Fix your thoughts on what is true and honorable and right.  Think about things that are pure and lovely and admirable.  Think about things that are excellent or worthy of praise.

Philippians 4:8b

If the thought fails that test, I know I can discard it.  But how, exactly, do you discard a thought?

Well, Jesus told a really bizarre-sounding parable that warns against leaving a “house” empty.  It had to do with casting out demons, and how getting rid of one and then cleaning out the house but leaving it empty was a bad idea because then it would just come back with all its friends and everyone would be worse off than they were before it left.  What I take from that parable is that if I’m kicking out a bad thought, I need to replace it with something good.  I can’t just leave a void there because who knows what will fill it.  I need to choose what goes in there.

So, let’s say I’ve just thought something depressing like, “It’s too hard.”

If I’m vigilant, I’ll eventually (or quickly) realize that all that negativity bouncing around in my head is bringing me down.  I’ll say to myself, “I’m thinking It’s too hard.  No wonder I feel so hopeless.”

I may even say out loud, “It’s not too hard.  That’s a lie.”  Sometimes, saying it out loud is the best thing to do ever.  Darkness always flees from the light, and bringing a bit of hopelessness outside of myself really shines the light on it.  And then I can see it for what it really is: a lie.

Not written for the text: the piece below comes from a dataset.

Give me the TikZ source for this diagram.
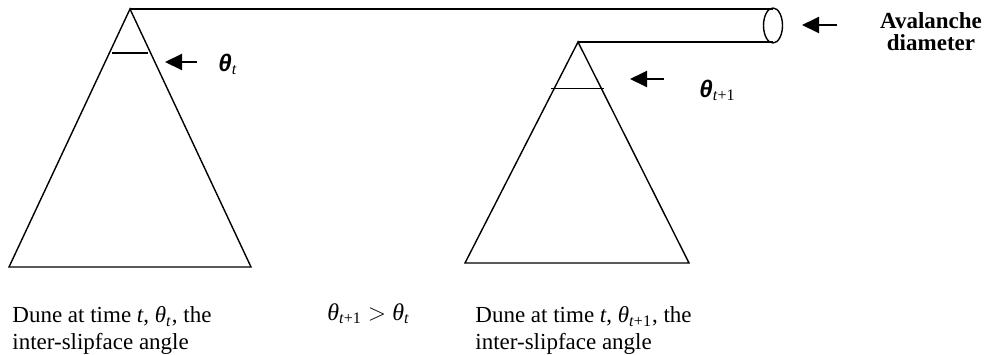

Then, I’ll replace it with a good thought.  I find that replacing it with its opposite, true thought works best for me.  In this case, a good true thought would be

I can do all things through Him who gives me strength.

Philippians 4:13

And then I mull that one over in my mind for a while, repeating it, savouring it.  And actually asking God to help me live it.  To give me that much-needed strength.

And He always does.

Always.

He has never, ever let me down.  I may forget in the next minute or so what I just did, how I just triumphed.  But God doesn’t leave.  He is there, waiting for me to reach out to Him again.

Moment by moment.  Minute by minute.

I triumph one minute, and then fail in the next.  And I don’t always remember to reach out right away.  But when I do, He’s there.  Helping me train.  Encouraging me to grow stronger.  Giving me a strong talking to when I need a pep talk or I’m off course.  Giving me a gentle acceptance when I’m frail and weak and genuinely too tired to run.

The LORD is my shepherd;

I have everything I need.

He lets me rest in green meadows;

He leads me beside peaceful streams.

He renews my strength.

He guides me along right paths,

bringing honour to His name.

 

Even when I walk

through the dark valley of death,

I will not be afraid,

for you are close beside me.

Your rod and your staff

protect and comfort me.

 

You prepare a feast before me

in the presence of my enemies.

You welcome me as a guest,

anointing my head with oil.

My cup overflows with blessings.

Surely your goodness and unfailing love will pursue me

all the days of my life,

and I will live in the house of the LORD forever.